_RAW RECORDS_
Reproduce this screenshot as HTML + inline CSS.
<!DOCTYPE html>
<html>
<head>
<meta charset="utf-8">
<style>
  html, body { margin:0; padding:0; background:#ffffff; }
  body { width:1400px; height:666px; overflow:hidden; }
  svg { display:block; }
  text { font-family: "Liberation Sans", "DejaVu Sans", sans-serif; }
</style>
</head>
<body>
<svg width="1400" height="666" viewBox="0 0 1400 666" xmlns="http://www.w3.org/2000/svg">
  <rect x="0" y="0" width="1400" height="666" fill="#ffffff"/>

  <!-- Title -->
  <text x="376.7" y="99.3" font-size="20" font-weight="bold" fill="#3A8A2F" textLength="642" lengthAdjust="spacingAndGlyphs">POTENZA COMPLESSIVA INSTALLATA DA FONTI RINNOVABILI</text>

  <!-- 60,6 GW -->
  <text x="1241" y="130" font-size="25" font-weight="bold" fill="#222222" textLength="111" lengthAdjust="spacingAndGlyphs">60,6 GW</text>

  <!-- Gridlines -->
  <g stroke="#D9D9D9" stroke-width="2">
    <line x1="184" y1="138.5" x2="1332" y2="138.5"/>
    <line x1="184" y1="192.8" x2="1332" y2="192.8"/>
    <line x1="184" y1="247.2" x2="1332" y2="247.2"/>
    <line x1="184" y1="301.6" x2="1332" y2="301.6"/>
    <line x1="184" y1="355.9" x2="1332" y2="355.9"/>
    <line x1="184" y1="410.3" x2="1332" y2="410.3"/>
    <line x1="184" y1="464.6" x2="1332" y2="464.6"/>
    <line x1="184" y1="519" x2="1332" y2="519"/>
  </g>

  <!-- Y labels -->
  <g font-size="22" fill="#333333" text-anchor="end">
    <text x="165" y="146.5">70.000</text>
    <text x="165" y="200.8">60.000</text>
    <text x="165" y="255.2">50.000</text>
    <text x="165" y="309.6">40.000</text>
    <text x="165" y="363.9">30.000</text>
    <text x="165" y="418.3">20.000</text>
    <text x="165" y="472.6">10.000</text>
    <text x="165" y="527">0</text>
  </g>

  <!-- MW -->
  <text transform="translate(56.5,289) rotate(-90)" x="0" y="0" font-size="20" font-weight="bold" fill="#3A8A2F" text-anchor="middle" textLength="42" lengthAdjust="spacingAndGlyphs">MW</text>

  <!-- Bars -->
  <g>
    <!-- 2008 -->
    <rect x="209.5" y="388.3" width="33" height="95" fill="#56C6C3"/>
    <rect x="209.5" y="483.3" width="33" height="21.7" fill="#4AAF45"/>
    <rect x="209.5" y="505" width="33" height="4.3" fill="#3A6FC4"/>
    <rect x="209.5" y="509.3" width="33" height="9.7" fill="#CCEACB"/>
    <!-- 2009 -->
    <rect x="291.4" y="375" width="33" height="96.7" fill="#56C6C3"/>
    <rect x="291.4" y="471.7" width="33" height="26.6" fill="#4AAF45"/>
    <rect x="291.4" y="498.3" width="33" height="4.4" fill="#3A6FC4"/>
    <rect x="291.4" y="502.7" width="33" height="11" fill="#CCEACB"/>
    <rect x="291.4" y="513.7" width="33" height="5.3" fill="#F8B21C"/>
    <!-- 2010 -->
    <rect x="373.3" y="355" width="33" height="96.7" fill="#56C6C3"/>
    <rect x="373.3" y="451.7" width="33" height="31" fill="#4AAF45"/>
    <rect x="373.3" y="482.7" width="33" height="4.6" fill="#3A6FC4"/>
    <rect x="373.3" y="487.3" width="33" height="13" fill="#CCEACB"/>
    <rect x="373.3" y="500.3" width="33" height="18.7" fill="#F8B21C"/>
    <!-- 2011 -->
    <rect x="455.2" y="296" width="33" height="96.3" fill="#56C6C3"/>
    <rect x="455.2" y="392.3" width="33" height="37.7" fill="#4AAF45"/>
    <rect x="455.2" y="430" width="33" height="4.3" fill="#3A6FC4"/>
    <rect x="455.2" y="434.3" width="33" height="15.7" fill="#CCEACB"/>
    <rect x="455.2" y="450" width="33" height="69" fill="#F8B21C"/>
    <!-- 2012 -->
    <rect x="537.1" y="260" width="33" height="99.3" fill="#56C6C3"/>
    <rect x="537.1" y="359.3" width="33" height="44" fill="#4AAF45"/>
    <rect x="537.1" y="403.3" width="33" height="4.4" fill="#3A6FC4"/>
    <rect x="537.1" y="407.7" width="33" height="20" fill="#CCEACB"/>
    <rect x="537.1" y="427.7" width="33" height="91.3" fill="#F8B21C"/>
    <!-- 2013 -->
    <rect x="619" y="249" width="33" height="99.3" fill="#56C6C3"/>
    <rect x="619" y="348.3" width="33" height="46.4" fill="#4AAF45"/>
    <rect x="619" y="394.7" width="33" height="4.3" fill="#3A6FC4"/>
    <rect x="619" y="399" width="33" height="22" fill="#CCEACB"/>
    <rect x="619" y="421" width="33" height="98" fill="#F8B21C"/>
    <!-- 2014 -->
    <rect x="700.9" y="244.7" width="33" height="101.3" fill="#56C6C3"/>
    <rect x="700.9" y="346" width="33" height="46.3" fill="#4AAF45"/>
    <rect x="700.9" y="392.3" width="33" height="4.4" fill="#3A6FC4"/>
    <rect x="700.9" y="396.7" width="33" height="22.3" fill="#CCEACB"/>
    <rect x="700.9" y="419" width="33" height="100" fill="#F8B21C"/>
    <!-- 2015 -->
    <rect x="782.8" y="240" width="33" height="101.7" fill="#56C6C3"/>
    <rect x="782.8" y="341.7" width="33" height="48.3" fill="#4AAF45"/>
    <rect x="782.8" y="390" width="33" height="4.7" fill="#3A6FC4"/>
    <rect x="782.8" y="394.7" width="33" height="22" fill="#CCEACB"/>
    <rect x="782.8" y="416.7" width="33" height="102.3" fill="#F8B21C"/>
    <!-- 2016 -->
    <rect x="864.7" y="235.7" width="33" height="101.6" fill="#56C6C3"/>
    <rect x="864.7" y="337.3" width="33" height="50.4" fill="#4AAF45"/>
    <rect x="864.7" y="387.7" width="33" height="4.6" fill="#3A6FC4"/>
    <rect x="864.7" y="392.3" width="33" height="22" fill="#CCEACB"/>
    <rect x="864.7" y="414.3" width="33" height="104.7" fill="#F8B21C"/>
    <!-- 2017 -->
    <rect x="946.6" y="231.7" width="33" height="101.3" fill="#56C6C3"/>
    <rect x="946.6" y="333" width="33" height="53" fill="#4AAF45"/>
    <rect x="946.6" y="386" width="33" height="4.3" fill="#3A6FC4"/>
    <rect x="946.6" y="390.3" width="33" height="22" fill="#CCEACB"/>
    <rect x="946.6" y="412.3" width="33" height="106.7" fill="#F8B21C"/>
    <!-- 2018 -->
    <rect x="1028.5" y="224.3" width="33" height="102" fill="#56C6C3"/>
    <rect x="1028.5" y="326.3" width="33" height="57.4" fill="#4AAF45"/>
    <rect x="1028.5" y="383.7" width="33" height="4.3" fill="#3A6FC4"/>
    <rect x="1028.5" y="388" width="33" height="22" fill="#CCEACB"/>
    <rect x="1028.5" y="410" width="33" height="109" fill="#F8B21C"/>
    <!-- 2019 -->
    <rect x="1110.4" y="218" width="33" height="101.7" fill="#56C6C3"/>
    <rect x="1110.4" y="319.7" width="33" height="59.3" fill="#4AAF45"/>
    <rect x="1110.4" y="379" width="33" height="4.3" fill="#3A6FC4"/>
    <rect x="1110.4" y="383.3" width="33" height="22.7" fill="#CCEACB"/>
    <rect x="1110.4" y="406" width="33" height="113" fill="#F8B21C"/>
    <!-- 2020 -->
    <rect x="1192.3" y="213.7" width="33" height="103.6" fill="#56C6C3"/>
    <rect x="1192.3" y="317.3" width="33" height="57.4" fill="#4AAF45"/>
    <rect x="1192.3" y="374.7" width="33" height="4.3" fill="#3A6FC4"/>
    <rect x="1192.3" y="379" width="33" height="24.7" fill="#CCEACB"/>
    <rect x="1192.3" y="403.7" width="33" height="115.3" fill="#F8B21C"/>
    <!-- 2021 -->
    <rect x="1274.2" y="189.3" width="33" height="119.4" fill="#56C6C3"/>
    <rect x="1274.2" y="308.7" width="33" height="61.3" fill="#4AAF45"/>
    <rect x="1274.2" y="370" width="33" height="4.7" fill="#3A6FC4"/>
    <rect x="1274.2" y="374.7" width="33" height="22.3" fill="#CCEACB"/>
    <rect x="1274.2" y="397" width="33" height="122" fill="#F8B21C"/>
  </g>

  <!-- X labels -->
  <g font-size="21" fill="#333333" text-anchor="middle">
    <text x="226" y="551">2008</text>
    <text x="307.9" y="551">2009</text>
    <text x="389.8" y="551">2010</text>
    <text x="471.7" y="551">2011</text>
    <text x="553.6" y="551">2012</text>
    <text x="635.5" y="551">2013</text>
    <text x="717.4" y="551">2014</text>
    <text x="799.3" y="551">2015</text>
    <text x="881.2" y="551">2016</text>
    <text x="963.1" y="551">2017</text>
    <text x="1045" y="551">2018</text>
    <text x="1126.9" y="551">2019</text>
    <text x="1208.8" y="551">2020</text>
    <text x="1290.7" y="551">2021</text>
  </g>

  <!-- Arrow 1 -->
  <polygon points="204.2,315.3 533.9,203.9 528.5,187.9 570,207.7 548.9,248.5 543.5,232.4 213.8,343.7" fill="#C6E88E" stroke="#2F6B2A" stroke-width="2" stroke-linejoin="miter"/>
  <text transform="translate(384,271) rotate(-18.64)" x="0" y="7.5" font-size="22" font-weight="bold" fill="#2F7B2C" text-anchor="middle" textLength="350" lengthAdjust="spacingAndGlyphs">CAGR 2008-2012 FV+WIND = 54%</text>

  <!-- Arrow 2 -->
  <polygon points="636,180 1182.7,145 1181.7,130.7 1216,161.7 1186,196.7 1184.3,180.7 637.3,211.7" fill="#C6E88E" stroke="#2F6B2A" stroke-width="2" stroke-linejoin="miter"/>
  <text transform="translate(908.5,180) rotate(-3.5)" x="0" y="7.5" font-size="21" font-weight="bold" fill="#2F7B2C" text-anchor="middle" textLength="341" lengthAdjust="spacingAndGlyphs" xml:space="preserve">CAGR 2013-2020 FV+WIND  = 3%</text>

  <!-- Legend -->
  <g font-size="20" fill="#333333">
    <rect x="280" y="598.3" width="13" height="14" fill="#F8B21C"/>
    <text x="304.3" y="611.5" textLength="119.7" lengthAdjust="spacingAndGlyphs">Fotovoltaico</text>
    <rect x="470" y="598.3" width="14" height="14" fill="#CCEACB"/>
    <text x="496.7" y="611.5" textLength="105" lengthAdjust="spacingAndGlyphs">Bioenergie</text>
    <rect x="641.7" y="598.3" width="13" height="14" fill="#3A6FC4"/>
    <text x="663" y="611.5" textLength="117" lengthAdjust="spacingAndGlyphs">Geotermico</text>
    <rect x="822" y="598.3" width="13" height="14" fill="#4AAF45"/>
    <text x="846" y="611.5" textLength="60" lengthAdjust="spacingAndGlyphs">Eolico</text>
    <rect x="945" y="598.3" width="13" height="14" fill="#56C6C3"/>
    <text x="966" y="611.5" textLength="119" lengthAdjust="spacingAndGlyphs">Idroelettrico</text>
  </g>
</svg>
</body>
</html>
---
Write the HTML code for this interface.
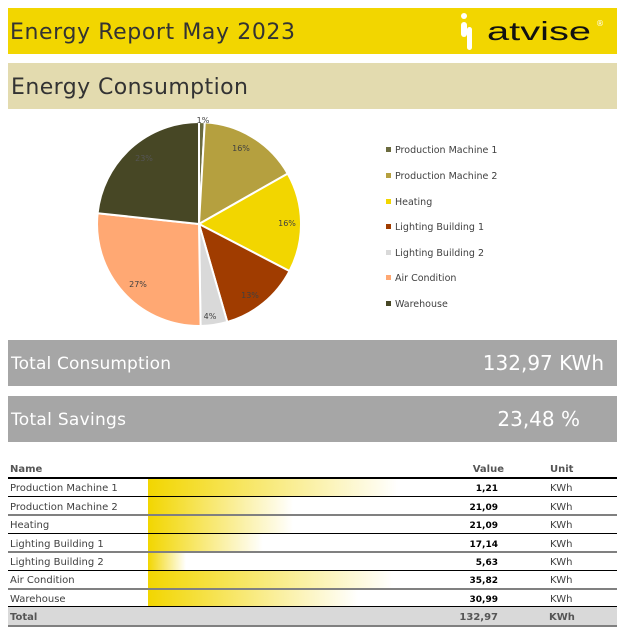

_WHAT TO DO_
State only how many lines in the material include "this".

_COMPLETE ANSWER_
2